** Start of GIVEN DATA **
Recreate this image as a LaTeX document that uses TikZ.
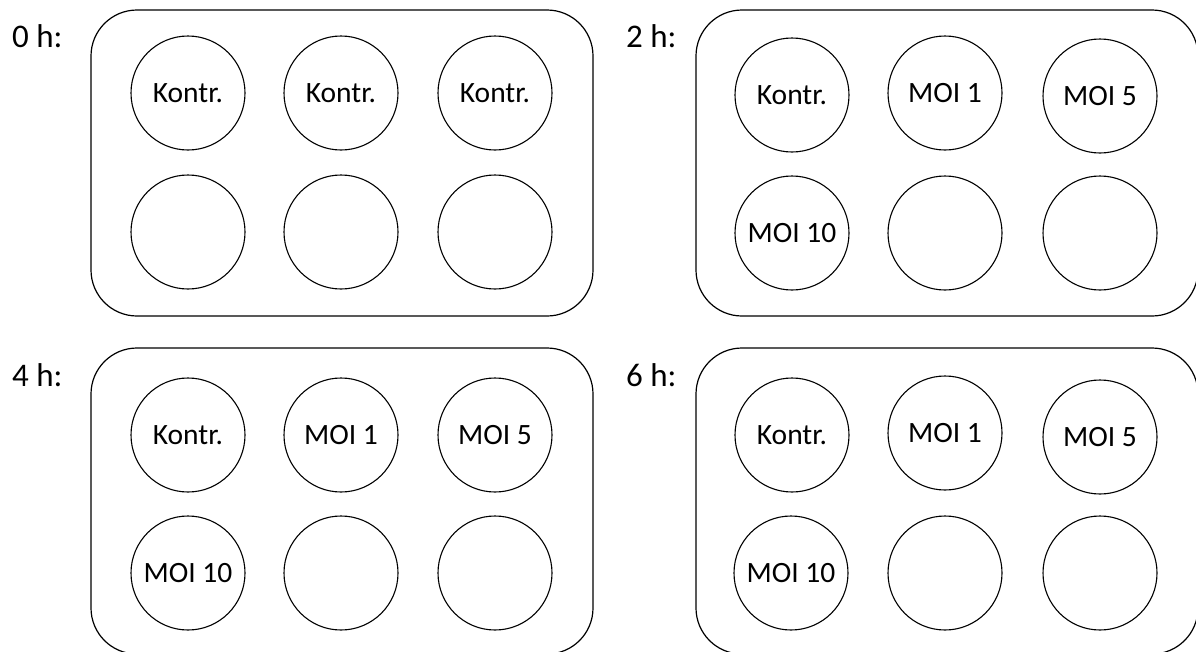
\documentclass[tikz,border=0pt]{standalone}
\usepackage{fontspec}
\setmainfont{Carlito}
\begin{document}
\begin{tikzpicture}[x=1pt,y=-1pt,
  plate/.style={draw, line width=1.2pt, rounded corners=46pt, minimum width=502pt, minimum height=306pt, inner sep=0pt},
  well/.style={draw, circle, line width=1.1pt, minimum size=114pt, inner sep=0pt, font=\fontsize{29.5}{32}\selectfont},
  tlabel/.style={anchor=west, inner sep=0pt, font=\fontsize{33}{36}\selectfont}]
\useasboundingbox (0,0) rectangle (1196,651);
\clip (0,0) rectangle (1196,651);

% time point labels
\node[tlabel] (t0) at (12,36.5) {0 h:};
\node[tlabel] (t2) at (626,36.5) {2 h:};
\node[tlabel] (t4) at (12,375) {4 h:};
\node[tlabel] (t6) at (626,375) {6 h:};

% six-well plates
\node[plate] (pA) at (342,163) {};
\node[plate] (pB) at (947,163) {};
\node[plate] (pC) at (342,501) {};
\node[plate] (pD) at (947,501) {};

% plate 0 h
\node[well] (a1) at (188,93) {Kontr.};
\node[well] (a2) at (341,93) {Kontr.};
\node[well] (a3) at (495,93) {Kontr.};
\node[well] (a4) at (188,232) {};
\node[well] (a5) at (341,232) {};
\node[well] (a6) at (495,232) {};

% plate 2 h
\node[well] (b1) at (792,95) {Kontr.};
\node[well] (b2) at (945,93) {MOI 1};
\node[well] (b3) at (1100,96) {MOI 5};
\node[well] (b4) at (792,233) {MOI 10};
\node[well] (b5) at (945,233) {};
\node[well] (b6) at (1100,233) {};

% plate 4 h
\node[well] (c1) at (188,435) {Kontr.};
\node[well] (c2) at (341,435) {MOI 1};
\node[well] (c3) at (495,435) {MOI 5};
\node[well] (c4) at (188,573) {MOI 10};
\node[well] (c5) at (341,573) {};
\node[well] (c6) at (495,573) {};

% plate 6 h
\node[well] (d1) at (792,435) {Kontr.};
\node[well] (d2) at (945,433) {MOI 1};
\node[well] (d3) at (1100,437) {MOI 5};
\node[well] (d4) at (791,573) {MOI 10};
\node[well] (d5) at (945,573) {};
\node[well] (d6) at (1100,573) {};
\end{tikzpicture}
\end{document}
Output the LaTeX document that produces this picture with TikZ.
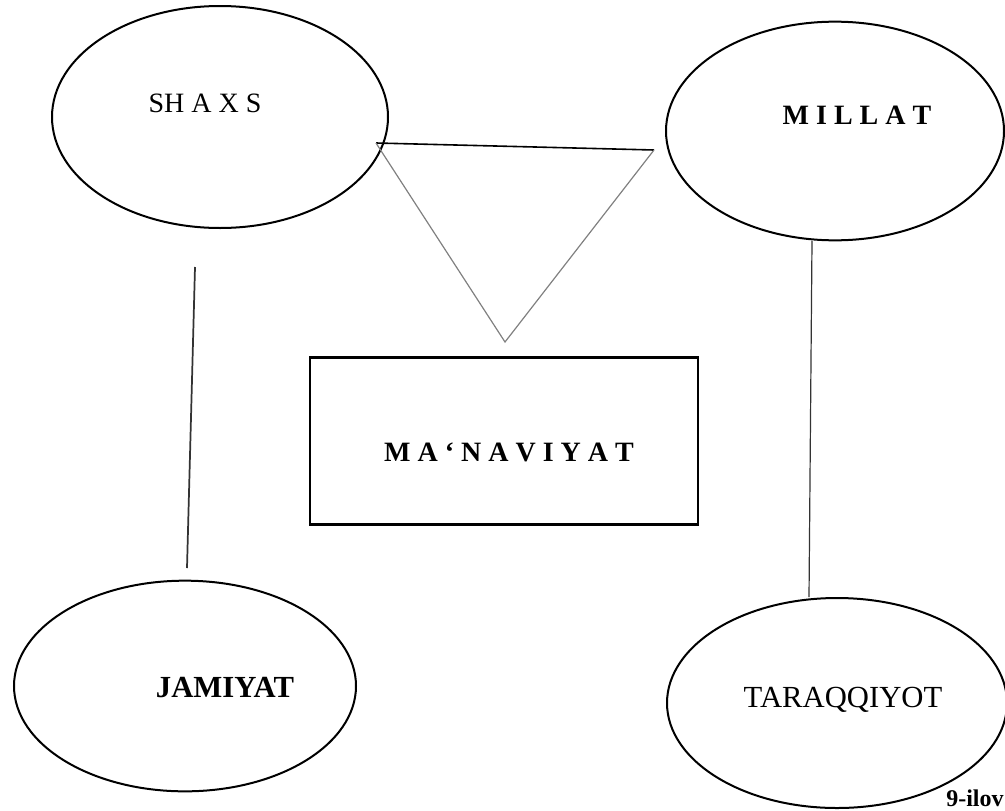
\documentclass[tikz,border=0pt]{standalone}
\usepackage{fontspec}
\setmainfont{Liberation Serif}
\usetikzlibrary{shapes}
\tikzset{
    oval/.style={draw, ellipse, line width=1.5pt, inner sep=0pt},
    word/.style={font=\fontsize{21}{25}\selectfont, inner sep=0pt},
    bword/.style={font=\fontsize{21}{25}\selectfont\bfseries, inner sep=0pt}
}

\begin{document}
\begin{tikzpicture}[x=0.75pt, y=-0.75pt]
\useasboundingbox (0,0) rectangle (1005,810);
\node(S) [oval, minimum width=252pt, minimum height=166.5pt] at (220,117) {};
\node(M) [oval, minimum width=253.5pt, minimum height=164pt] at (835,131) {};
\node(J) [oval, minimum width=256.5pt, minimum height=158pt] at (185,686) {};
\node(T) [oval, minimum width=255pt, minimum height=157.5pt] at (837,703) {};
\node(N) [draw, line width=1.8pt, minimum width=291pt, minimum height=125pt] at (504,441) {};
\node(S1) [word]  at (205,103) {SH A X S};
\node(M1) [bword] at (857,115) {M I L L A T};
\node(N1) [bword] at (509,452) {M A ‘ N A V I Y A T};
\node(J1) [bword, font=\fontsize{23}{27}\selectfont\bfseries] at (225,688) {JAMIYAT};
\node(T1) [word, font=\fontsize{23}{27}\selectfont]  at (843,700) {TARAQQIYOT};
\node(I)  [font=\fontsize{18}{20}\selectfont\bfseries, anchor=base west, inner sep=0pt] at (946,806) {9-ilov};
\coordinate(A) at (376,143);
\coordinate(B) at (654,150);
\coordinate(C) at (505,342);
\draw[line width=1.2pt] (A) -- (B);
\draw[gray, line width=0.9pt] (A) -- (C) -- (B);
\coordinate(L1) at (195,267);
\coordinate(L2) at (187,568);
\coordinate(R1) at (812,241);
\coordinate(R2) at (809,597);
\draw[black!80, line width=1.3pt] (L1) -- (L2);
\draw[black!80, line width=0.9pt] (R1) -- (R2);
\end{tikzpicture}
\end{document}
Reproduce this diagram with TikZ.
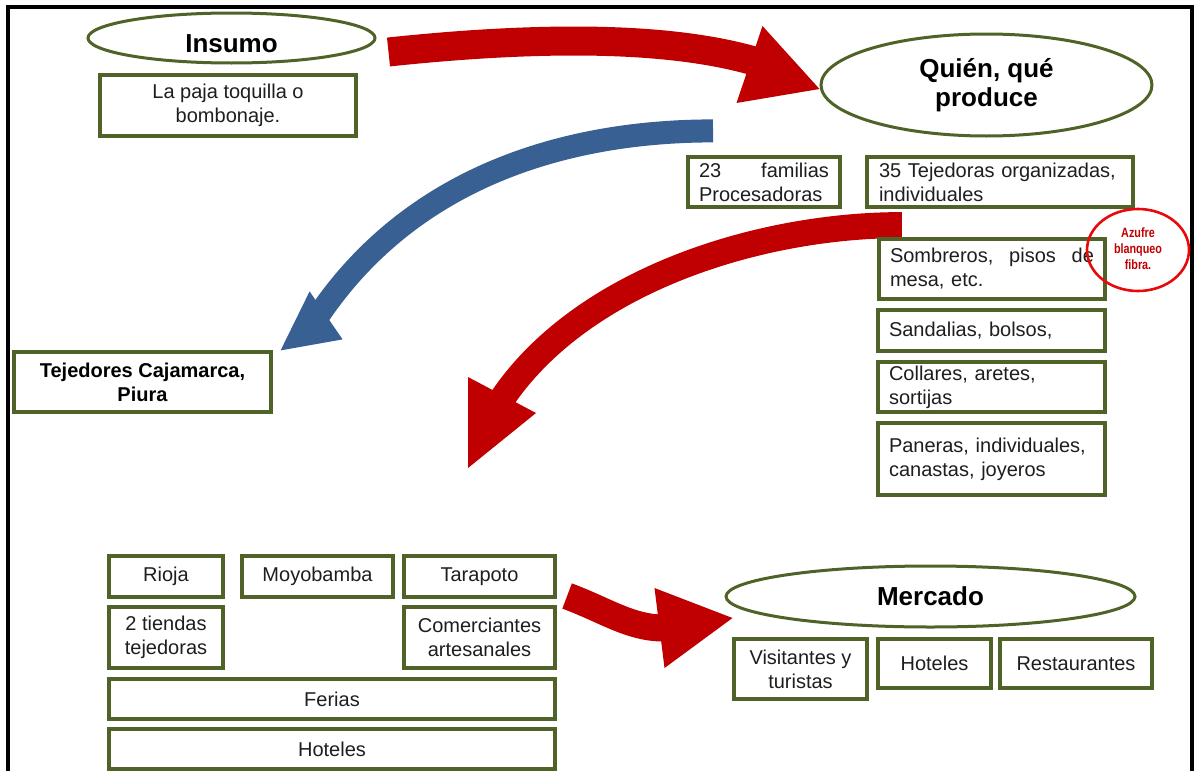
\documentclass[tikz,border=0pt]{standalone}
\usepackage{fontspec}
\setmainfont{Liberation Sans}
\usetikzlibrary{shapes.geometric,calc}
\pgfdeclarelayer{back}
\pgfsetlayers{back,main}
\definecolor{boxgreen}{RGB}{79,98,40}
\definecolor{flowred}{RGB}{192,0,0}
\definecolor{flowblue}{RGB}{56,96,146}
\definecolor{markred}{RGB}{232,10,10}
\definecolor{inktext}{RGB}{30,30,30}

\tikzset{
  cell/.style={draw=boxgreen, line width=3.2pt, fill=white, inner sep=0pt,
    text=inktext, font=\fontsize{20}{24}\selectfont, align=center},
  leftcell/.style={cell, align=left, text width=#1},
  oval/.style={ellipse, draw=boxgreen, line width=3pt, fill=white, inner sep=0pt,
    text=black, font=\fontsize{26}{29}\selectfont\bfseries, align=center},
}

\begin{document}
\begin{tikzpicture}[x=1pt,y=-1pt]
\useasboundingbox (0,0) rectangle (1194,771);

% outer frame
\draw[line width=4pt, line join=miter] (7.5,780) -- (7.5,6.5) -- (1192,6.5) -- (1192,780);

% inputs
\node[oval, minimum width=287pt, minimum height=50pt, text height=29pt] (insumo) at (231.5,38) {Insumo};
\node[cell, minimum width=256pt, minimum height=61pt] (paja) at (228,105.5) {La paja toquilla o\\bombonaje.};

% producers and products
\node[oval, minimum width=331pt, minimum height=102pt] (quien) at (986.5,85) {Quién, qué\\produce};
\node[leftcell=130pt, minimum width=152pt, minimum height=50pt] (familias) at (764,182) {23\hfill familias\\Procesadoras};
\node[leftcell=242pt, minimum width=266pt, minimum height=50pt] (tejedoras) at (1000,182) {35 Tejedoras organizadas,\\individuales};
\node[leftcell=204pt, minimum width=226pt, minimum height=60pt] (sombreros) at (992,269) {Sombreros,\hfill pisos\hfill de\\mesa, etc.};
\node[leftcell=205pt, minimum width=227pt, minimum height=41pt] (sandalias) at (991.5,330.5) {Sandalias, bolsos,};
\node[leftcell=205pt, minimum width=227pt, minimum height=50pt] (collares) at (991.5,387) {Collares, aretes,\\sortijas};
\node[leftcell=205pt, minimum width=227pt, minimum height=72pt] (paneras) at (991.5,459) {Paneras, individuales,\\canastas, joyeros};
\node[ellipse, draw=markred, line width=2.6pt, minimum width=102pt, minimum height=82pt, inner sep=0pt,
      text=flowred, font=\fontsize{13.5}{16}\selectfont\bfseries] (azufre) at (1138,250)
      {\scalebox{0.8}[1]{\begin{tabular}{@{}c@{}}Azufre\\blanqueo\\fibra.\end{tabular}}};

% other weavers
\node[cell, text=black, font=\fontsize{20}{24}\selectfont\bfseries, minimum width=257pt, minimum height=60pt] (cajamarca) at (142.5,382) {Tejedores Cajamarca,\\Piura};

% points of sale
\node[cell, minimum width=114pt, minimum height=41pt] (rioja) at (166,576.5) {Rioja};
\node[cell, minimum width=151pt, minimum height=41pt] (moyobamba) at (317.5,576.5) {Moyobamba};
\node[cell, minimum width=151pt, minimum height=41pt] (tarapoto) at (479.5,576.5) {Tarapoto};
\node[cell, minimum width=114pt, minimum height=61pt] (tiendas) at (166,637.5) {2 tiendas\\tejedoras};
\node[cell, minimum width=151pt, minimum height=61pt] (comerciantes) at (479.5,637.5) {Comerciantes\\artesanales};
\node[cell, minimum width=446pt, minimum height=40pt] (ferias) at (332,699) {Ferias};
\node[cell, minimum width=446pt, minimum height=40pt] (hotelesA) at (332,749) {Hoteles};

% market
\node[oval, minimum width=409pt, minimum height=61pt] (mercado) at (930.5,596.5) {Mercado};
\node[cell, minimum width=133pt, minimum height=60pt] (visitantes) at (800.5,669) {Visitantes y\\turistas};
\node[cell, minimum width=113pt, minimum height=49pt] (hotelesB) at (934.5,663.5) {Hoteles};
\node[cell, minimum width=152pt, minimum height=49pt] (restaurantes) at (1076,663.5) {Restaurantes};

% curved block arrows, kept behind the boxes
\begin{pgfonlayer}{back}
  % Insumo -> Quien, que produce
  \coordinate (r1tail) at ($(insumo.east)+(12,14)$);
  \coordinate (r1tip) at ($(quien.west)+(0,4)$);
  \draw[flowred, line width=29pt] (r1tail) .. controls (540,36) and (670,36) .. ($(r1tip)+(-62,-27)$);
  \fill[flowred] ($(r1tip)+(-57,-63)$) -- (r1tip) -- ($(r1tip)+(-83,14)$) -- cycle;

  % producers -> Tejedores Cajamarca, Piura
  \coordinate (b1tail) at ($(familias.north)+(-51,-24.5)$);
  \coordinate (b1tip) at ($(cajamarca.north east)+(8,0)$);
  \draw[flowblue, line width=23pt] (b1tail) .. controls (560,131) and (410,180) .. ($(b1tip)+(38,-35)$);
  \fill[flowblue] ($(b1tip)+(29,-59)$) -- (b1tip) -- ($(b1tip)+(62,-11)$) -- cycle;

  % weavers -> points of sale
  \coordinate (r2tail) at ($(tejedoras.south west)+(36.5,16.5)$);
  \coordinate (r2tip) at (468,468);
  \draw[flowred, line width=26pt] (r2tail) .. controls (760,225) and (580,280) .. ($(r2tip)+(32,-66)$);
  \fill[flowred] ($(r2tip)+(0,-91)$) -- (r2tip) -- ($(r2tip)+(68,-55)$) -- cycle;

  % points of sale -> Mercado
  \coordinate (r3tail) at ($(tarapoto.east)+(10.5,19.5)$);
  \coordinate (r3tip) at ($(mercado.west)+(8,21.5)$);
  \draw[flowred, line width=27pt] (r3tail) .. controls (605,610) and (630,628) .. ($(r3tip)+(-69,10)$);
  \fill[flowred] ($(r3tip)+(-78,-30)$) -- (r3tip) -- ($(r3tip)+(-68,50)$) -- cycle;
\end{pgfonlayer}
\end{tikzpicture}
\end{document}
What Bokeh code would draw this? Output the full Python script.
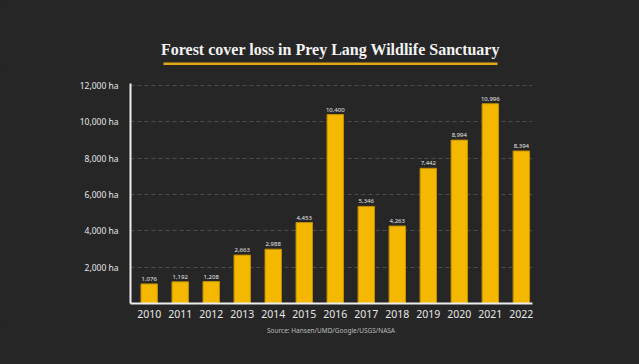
** End of GIVEN DATA **
*EXERCISE*
Copy out each line that contains the word "this".

*RESPONSE TO THE TASK*
Recreate this image as a LaTeX document that uses TikZ.
Output the LaTeX document that produces this picture with TikZ.
Reproduce this diagram with TikZ.
What Bokeh code would draw this? Output the full Python script.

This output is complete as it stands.